* Aim:
Give the data below again exactly as it stands. Omit the pictures.
◆ ◆ ◆ ◆ ◆
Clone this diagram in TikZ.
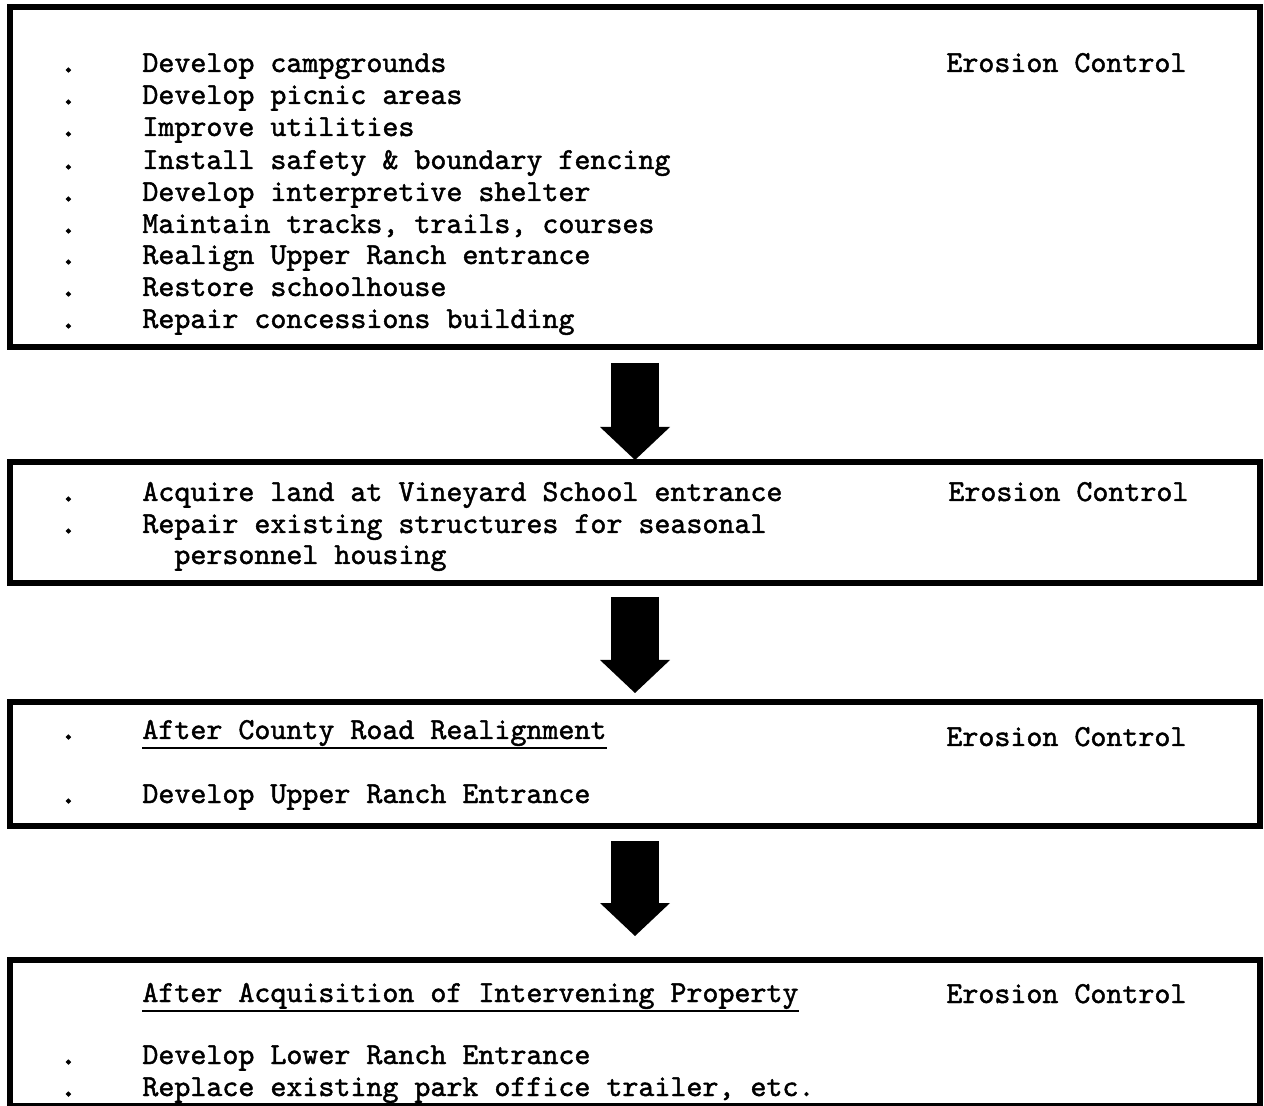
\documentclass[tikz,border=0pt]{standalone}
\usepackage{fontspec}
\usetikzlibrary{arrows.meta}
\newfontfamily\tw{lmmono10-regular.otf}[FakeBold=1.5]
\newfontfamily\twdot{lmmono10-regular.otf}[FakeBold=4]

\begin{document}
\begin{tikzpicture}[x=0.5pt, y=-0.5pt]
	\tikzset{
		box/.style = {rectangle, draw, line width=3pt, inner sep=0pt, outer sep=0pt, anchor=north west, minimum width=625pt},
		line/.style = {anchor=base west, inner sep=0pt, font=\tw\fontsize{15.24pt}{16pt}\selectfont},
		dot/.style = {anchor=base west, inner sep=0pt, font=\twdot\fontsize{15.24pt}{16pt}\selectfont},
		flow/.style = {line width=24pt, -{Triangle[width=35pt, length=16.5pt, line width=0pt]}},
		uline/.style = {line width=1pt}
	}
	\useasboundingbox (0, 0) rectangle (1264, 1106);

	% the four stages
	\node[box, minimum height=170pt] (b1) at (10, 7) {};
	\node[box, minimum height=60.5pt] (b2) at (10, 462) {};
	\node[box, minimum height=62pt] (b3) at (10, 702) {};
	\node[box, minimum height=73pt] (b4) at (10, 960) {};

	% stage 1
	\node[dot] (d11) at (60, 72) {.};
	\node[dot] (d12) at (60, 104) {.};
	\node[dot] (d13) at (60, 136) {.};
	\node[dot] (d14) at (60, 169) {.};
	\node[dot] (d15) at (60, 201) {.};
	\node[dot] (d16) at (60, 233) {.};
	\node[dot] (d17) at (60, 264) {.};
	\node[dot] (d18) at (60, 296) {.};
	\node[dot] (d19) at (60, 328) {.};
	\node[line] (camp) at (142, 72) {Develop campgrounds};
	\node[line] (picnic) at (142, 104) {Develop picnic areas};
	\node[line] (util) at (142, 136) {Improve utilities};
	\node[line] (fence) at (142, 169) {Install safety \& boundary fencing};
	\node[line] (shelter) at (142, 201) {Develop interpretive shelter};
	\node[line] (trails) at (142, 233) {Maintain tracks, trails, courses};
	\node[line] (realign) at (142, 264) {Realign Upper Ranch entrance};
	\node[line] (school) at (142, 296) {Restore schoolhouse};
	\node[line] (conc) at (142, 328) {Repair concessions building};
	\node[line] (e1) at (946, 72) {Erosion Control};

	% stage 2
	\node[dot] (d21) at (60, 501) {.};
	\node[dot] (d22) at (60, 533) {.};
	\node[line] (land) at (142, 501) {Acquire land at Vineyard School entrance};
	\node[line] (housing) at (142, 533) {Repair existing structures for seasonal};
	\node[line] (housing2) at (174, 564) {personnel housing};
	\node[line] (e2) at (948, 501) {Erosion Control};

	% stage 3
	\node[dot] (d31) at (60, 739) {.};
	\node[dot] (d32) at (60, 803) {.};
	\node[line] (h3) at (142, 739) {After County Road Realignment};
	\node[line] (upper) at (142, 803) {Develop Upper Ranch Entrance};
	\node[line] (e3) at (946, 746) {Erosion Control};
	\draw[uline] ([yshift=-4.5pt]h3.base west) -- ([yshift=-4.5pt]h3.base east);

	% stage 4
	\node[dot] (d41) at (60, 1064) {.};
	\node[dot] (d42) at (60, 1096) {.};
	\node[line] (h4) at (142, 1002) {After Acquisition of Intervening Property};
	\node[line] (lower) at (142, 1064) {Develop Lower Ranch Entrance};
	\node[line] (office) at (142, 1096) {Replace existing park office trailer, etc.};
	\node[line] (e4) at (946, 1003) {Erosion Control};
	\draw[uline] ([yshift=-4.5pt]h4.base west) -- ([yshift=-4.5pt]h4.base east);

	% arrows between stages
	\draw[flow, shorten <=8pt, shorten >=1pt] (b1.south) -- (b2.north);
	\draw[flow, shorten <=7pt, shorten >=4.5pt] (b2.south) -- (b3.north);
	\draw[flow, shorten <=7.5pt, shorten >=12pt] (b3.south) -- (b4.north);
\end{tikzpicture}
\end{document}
◆ ◆ ◆ ◆ ◆
* Result for this task:
Clone this diagram in TikZ.
\documentclass[tikz,border=0pt]{standalone}
\usepackage{fontspec}
\usetikzlibrary{arrows.meta}
\newfontfamily\tw{lmmono10-regular.otf}[FakeBold=1.5]
\newfontfamily\twdot{lmmono10-regular.otf}[FakeBold=4]

\begin{document}
\begin{tikzpicture}[x=0.5pt, y=-0.5pt]
	\tikzset{
		box/.style = {rectangle, draw, line width=3pt, inner sep=0pt, outer sep=0pt, anchor=north west, minimum width=625pt},
		line/.style = {anchor=base west, inner sep=0pt, font=\tw\fontsize{15.24pt}{16pt}\selectfont},
		dot/.style = {anchor=base west, inner sep=0pt, font=\twdot\fontsize{15.24pt}{16pt}\selectfont},
		flow/.style = {line width=24pt, -{Triangle[width=35pt, length=16.5pt, line width=0pt]}},
		uline/.style = {line width=1pt}
	}
	\useasboundingbox (0, 0) rectangle (1264, 1106);

	% the four stages
	\node[box, minimum height=170pt] (b1) at (10, 7) {};
	\node[box, minimum height=60.5pt] (b2) at (10, 462) {};
	\node[box, minimum height=62pt] (b3) at (10, 702) {};
	\node[box, minimum height=73pt] (b4) at (10, 960) {};

	% stage 1
	\node[dot] (d11) at (60, 72) {.};
	\node[dot] (d12) at (60, 104) {.};
	\node[dot] (d13) at (60, 136) {.};
	\node[dot] (d14) at (60, 169) {.};
	\node[dot] (d15) at (60, 201) {.};
	\node[dot] (d16) at (60, 233) {.};
	\node[dot] (d17) at (60, 264) {.};
	\node[dot] (d18) at (60, 296) {.};
	\node[dot] (d19) at (60, 328) {.};
	\node[line] (camp) at (142, 72) {Develop campgrounds};
	\node[line] (picnic) at (142, 104) {Develop picnic areas};
	\node[line] (util) at (142, 136) {Improve utilities};
	\node[line] (fence) at (142, 169) {Install safety \& boundary fencing};
	\node[line] (shelter) at (142, 201) {Develop interpretive shelter};
	\node[line] (trails) at (142, 233) {Maintain tracks, trails, courses};
	\node[line] (realign) at (142, 264) {Realign Upper Ranch entrance};
	\node[line] (school) at (142, 296) {Restore schoolhouse};
	\node[line] (conc) at (142, 328) {Repair concessions building};
	\node[line] (e1) at (946, 72) {Erosion Control};

	% stage 2
	\node[dot] (d21) at (60, 501) {.};
	\node[dot] (d22) at (60, 533) {.};
	\node[line] (land) at (142, 501) {Acquire land at Vineyard School entrance};
	\node[line] (housing) at (142, 533) {Repair existing structures for seasonal};
	\node[line] (housing2) at (174, 564) {personnel housing};
	\node[line] (e2) at (948, 501) {Erosion Control};

	% stage 3
	\node[dot] (d31) at (60, 739) {.};
	\node[dot] (d32) at (60, 803) {.};
	\node[line] (h3) at (142, 739) {After County Road Realignment};
	\node[line] (upper) at (142, 803) {Develop Upper Ranch Entrance};
	\node[line] (e3) at (946, 746) {Erosion Control};
	\draw[uline] ([yshift=-4.5pt]h3.base west) -- ([yshift=-4.5pt]h3.base east);

	% stage 4
	\node[dot] (d41) at (60, 1064) {.};
	\node[dot] (d42) at (60, 1096) {.};
	\node[line] (h4) at (142, 1002) {After Acquisition of Intervening Property};
	\node[line] (lower) at (142, 1064) {Develop Lower Ranch Entrance};
	\node[line] (office) at (142, 1096) {Replace existing park office trailer, etc.};
	\node[line] (e4) at (946, 1003) {Erosion Control};
	\draw[uline] ([yshift=-4.5pt]h4.base west) -- ([yshift=-4.5pt]h4.base east);

	% arrows between stages
	\draw[flow, shorten <=8pt, shorten >=1pt] (b1.south) -- (b2.north);
	\draw[flow, shorten <=7pt, shorten >=4.5pt] (b2.south) -- (b3.north);
	\draw[flow, shorten <=7.5pt, shorten >=12pt] (b3.south) -- (b4.north);
\end{tikzpicture}
\end{document}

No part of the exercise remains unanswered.